** start **

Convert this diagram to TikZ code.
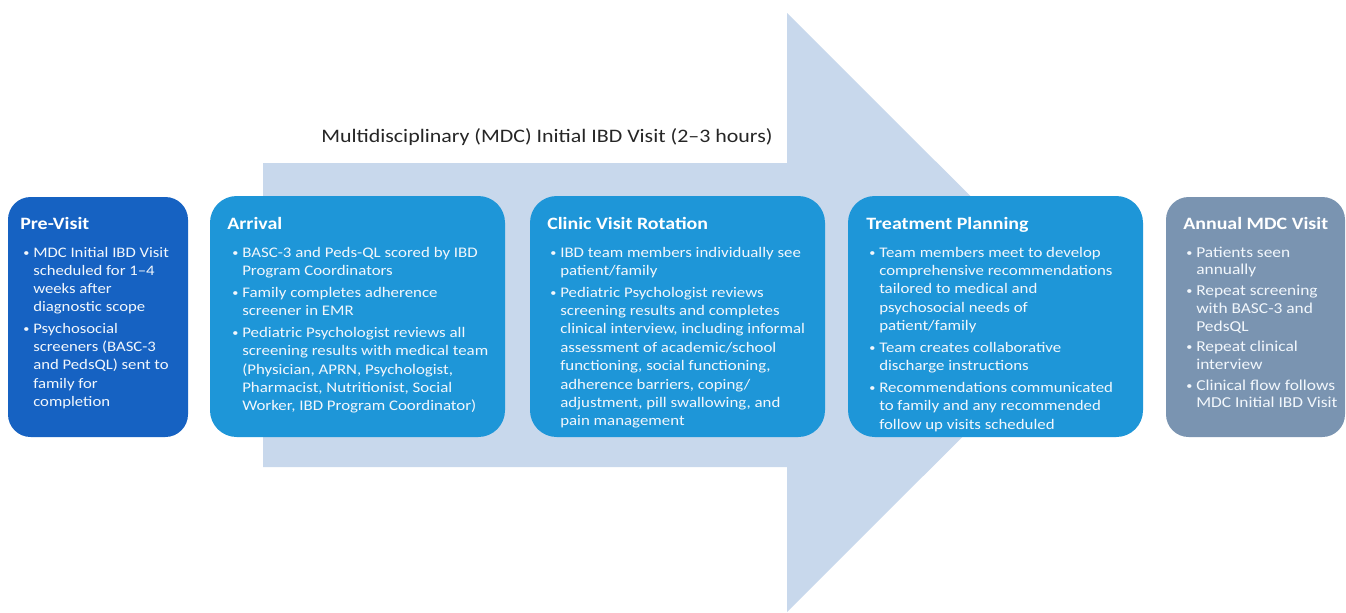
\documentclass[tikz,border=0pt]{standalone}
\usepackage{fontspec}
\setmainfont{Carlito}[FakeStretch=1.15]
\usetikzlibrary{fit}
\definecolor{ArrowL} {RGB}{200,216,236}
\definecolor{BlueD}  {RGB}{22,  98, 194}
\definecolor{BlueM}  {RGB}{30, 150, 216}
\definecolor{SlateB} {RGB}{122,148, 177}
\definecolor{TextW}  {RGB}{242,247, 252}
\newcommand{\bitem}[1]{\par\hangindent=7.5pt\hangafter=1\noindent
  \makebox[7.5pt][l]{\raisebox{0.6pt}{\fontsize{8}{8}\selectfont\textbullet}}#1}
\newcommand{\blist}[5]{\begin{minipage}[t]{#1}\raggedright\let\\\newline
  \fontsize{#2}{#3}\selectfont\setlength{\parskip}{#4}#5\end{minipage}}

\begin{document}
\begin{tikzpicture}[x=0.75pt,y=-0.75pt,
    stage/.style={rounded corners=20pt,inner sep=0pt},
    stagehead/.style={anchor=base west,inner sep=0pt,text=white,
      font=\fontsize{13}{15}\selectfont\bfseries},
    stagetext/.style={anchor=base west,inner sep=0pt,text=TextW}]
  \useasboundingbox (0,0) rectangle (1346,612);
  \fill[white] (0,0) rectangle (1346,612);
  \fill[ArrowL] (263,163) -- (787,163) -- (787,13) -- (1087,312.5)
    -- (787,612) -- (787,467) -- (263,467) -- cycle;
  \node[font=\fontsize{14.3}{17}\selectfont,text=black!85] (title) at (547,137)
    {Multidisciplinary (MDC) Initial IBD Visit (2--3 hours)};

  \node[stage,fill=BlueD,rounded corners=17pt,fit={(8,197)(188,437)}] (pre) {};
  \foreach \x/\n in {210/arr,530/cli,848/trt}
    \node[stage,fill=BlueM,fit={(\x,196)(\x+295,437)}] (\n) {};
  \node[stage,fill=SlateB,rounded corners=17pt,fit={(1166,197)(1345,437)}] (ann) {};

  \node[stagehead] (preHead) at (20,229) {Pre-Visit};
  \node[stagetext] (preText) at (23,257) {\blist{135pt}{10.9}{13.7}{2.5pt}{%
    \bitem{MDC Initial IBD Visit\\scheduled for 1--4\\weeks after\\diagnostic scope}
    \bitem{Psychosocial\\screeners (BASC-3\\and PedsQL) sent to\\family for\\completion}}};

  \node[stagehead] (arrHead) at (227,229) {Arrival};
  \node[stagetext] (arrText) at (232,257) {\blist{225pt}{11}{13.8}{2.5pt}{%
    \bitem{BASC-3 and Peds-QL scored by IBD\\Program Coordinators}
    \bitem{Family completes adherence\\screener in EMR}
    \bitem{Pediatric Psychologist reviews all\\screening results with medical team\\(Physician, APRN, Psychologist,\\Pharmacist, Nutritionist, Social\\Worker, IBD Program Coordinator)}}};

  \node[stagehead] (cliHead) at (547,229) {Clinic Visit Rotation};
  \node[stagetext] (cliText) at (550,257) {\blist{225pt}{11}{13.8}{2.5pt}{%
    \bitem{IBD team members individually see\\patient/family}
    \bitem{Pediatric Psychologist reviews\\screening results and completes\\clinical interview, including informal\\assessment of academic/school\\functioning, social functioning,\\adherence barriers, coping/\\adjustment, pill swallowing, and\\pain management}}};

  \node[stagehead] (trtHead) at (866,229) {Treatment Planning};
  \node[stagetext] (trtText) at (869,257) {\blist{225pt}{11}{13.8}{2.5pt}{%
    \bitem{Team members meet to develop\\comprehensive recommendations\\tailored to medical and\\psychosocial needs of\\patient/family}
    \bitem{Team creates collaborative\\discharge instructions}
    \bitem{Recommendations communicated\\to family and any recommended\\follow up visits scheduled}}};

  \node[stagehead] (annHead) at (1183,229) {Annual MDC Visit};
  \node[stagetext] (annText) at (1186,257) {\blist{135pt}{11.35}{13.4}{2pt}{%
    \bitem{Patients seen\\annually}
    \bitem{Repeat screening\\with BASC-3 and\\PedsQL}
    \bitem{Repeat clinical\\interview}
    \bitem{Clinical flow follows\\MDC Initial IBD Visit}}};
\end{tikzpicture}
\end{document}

** end **

Task details -
Make an exact copy of the data above, pictures excluded.

Answer to this problem -
Convert this diagram to TikZ code.
\documentclass[tikz,border=0pt]{standalone}
\usepackage{fontspec}
\setmainfont{Carlito}[FakeStretch=1.15]
\usetikzlibrary{fit}
\definecolor{ArrowL} {RGB}{200,216,236}
\definecolor{BlueD}  {RGB}{22,  98, 194}
\definecolor{BlueM}  {RGB}{30, 150, 216}
\definecolor{SlateB} {RGB}{122,148, 177}
\definecolor{TextW}  {RGB}{242,247, 252}
\newcommand{\bitem}[1]{\par\hangindent=7.5pt\hangafter=1\noindent
  \makebox[7.5pt][l]{\raisebox{0.6pt}{\fontsize{8}{8}\selectfont\textbullet}}#1}
\newcommand{\blist}[5]{\begin{minipage}[t]{#1}\raggedright\let\\\newline
  \fontsize{#2}{#3}\selectfont\setlength{\parskip}{#4}#5\end{minipage}}

\begin{document}
\begin{tikzpicture}[x=0.75pt,y=-0.75pt,
    stage/.style={rounded corners=20pt,inner sep=0pt},
    stagehead/.style={anchor=base west,inner sep=0pt,text=white,
      font=\fontsize{13}{15}\selectfont\bfseries},
    stagetext/.style={anchor=base west,inner sep=0pt,text=TextW}]
  \useasboundingbox (0,0) rectangle (1346,612);
  \fill[white] (0,0) rectangle (1346,612);
  \fill[ArrowL] (263,163) -- (787,163) -- (787,13) -- (1087,312.5)
    -- (787,612) -- (787,467) -- (263,467) -- cycle;
  \node[font=\fontsize{14.3}{17}\selectfont,text=black!85] (title) at (547,137)
    {Multidisciplinary (MDC) Initial IBD Visit (2--3 hours)};

  \node[stage,fill=BlueD,rounded corners=17pt,fit={(8,197)(188,437)}] (pre) {};
  \foreach \x/\n in {210/arr,530/cli,848/trt}
    \node[stage,fill=BlueM,fit={(\x,196)(\x+295,437)}] (\n) {};
  \node[stage,fill=SlateB,rounded corners=17pt,fit={(1166,197)(1345,437)}] (ann) {};

  \node[stagehead] (preHead) at (20,229) {Pre-Visit};
  \node[stagetext] (preText) at (23,257) {\blist{135pt}{10.9}{13.7}{2.5pt}{%
    \bitem{MDC Initial IBD Visit\\scheduled for 1--4\\weeks after\\diagnostic scope}
    \bitem{Psychosocial\\screeners (BASC-3\\and PedsQL) sent to\\family for\\completion}}};

  \node[stagehead] (arrHead) at (227,229) {Arrival};
  \node[stagetext] (arrText) at (232,257) {\blist{225pt}{11}{13.8}{2.5pt}{%
    \bitem{BASC-3 and Peds-QL scored by IBD\\Program Coordinators}
    \bitem{Family completes adherence\\screener in EMR}
    \bitem{Pediatric Psychologist reviews all\\screening results with medical team\\(Physician, APRN, Psychologist,\\Pharmacist, Nutritionist, Social\\Worker, IBD Program Coordinator)}}};

  \node[stagehead] (cliHead) at (547,229) {Clinic Visit Rotation};
  \node[stagetext] (cliText) at (550,257) {\blist{225pt}{11}{13.8}{2.5pt}{%
    \bitem{IBD team members individually see\\patient/family}
    \bitem{Pediatric Psychologist reviews\\screening results and completes\\clinical interview, including informal\\assessment of academic/school\\functioning, social functioning,\\adherence barriers, coping/\\adjustment, pill swallowing, and\\pain management}}};

  \node[stagehead] (trtHead) at (866,229) {Treatment Planning};
  \node[stagetext] (trtText) at (869,257) {\blist{225pt}{11}{13.8}{2.5pt}{%
    \bitem{Team members meet to develop\\comprehensive recommendations\\tailored to medical and\\psychosocial needs of\\patient/family}
    \bitem{Team creates collaborative\\discharge instructions}
    \bitem{Recommendations communicated\\to family and any recommended\\follow up visits scheduled}}};

  \node[stagehead] (annHead) at (1183,229) {Annual MDC Visit};
  \node[stagetext] (annText) at (1186,257) {\blist{135pt}{11.35}{13.4}{2pt}{%
    \bitem{Patients seen\\annually}
    \bitem{Repeat screening\\with BASC-3 and\\PedsQL}
    \bitem{Repeat clinical\\interview}
    \bitem{Clinical flow follows\\MDC Initial IBD Visit}}};
\end{tikzpicture}
\end{document}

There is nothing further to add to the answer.